== Exercise ==
Reproduce exactly, and nothing else, the lines from the one that contains "Recreate this image" through the one that contains "ax.axhline(y, color=grid_gray, linewidth=1.3, zorder=1)". Leave the pictures out.

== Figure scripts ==

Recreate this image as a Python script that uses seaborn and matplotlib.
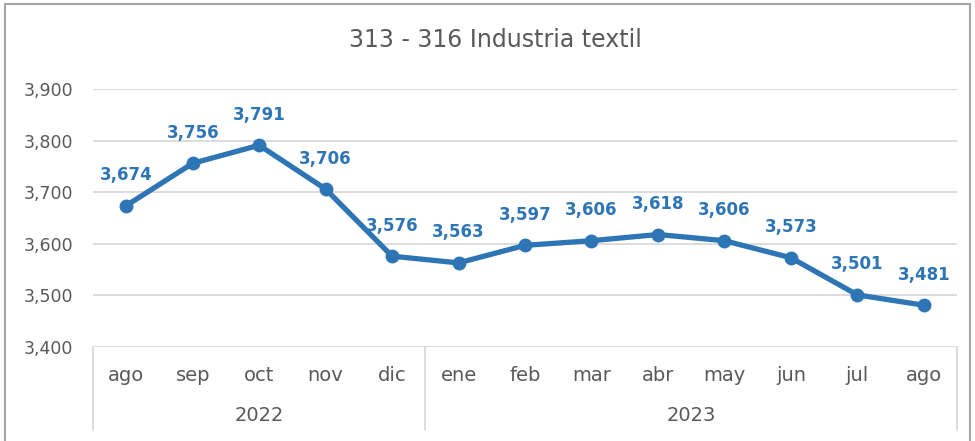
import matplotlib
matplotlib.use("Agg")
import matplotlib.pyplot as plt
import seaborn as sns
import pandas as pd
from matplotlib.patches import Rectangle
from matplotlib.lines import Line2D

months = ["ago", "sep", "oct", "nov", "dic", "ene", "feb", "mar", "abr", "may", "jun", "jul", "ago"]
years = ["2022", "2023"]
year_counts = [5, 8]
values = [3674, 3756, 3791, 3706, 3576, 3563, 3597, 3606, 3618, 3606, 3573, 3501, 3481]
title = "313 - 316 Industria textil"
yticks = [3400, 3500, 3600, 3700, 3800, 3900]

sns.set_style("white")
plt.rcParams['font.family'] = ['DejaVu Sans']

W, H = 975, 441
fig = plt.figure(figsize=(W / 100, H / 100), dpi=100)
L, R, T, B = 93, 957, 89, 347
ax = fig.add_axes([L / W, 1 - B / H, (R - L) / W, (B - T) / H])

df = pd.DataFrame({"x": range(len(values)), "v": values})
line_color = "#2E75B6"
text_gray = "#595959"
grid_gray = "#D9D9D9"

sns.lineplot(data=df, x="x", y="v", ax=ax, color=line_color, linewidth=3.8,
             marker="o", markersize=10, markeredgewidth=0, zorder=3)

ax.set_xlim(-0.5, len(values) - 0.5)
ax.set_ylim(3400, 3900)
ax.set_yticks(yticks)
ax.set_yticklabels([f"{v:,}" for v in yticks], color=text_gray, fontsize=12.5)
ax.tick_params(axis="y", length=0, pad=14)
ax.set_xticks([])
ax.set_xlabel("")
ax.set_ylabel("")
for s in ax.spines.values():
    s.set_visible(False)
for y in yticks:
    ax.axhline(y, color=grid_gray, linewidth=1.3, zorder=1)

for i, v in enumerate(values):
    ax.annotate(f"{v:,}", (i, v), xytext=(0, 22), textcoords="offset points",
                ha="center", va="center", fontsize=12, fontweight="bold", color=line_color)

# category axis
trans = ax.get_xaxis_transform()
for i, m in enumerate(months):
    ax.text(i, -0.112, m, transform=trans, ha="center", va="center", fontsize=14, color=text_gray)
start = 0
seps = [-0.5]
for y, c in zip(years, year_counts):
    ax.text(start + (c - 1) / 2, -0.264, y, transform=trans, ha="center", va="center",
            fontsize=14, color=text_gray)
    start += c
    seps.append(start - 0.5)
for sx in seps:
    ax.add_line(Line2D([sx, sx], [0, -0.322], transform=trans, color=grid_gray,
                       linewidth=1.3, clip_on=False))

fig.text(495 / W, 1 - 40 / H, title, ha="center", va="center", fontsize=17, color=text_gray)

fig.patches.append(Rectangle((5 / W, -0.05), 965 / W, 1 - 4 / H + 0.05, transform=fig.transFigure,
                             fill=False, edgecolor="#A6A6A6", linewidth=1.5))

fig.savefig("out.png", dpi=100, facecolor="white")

...

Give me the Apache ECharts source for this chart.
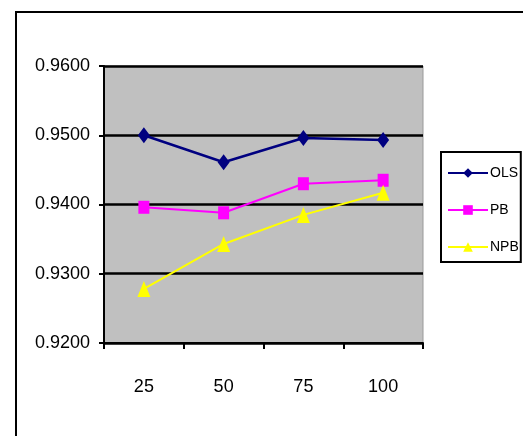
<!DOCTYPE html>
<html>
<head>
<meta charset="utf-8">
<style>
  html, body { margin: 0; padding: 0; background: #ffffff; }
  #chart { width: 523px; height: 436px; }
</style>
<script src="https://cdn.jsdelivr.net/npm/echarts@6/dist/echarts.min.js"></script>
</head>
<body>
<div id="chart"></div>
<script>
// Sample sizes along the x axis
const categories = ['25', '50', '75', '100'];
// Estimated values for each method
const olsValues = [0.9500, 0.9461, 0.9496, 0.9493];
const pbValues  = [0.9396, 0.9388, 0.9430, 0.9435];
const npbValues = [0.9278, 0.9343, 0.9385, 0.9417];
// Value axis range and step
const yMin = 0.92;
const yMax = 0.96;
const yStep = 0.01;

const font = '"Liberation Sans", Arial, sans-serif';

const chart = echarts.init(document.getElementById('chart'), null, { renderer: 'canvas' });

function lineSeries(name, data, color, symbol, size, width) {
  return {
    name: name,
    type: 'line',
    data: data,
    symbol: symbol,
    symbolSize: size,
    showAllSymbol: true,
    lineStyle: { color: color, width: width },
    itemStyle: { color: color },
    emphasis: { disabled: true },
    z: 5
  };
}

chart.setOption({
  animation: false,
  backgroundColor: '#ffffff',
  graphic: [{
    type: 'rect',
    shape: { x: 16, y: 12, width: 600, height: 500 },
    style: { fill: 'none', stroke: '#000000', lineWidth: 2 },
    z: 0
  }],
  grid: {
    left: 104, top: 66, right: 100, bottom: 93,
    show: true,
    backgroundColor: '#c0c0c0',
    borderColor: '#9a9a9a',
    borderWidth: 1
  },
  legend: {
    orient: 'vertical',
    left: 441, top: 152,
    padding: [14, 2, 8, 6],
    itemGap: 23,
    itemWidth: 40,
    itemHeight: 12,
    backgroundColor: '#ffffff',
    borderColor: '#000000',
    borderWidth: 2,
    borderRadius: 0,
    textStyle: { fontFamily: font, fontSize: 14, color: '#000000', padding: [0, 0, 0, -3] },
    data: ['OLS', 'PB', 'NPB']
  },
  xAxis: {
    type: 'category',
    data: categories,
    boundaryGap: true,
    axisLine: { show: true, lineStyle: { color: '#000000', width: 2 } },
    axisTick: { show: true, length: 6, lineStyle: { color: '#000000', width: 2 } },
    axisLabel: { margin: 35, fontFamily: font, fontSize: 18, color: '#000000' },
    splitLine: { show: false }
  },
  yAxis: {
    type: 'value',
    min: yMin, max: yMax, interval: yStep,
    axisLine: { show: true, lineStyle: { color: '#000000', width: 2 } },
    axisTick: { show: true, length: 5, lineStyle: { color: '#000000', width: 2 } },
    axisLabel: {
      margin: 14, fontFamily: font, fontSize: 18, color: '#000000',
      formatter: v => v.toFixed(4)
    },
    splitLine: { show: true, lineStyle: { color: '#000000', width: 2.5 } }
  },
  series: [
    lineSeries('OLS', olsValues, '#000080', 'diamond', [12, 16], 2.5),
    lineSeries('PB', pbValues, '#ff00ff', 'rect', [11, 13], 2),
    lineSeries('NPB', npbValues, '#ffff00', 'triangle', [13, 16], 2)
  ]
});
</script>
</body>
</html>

== Finished exercise ==
Recreate this image as a Python script that uses seaborn and matplotlib.
import matplotlib
matplotlib.use("Agg")
import matplotlib.pyplot as plt
import seaborn as sns
import pandas as pd
from matplotlib.patches import Rectangle
from matplotlib.lines import Line2D

months = ["ago", "sep", "oct", "nov", "dic", "ene", "feb", "mar", "abr", "may", "jun", "jul", "ago"]
years = ["2022", "2023"]
year_counts = [5, 8]
values = [3674, 3756, 3791, 3706, 3576, 3563, 3597, 3606, 3618, 3606, 3573, 3501, 3481]
title = "313 - 316 Industria textil"
yticks = [3400, 3500, 3600, 3700, 3800, 3900]

sns.set_style("white")
plt.rcParams['font.family'] = ['DejaVu Sans']

W, H = 975, 441
fig = plt.figure(figsize=(W / 100, H / 100), dpi=100)
L, R, T, B = 93, 957, 89, 347
ax = fig.add_axes([L / W, 1 - B / H, (R - L) / W, (B - T) / H])

df = pd.DataFrame({"x": range(len(values)), "v": values})
line_color = "#2E75B6"
text_gray = "#595959"
grid_gray = "#D9D9D9"

sns.lineplot(data=df, x="x", y="v", ax=ax, color=line_color, linewidth=3.8,
             marker="o", markersize=10, markeredgewidth=0, zorder=3)

ax.set_xlim(-0.5, len(values) - 0.5)
ax.set_ylim(3400, 3900)
ax.set_yticks(yticks)
ax.set_yticklabels([f"{v:,}" for v in yticks], color=text_gray, fontsize=12.5)
ax.tick_params(axis="y", length=0, pad=14)
ax.set_xticks([])
ax.set_xlabel("")
ax.set_ylabel("")
for s in ax.spines.values():
    s.set_visible(False)
for y in yticks:
    ax.axhline(y, color=grid_gray, linewidth=1.3, zorder=1)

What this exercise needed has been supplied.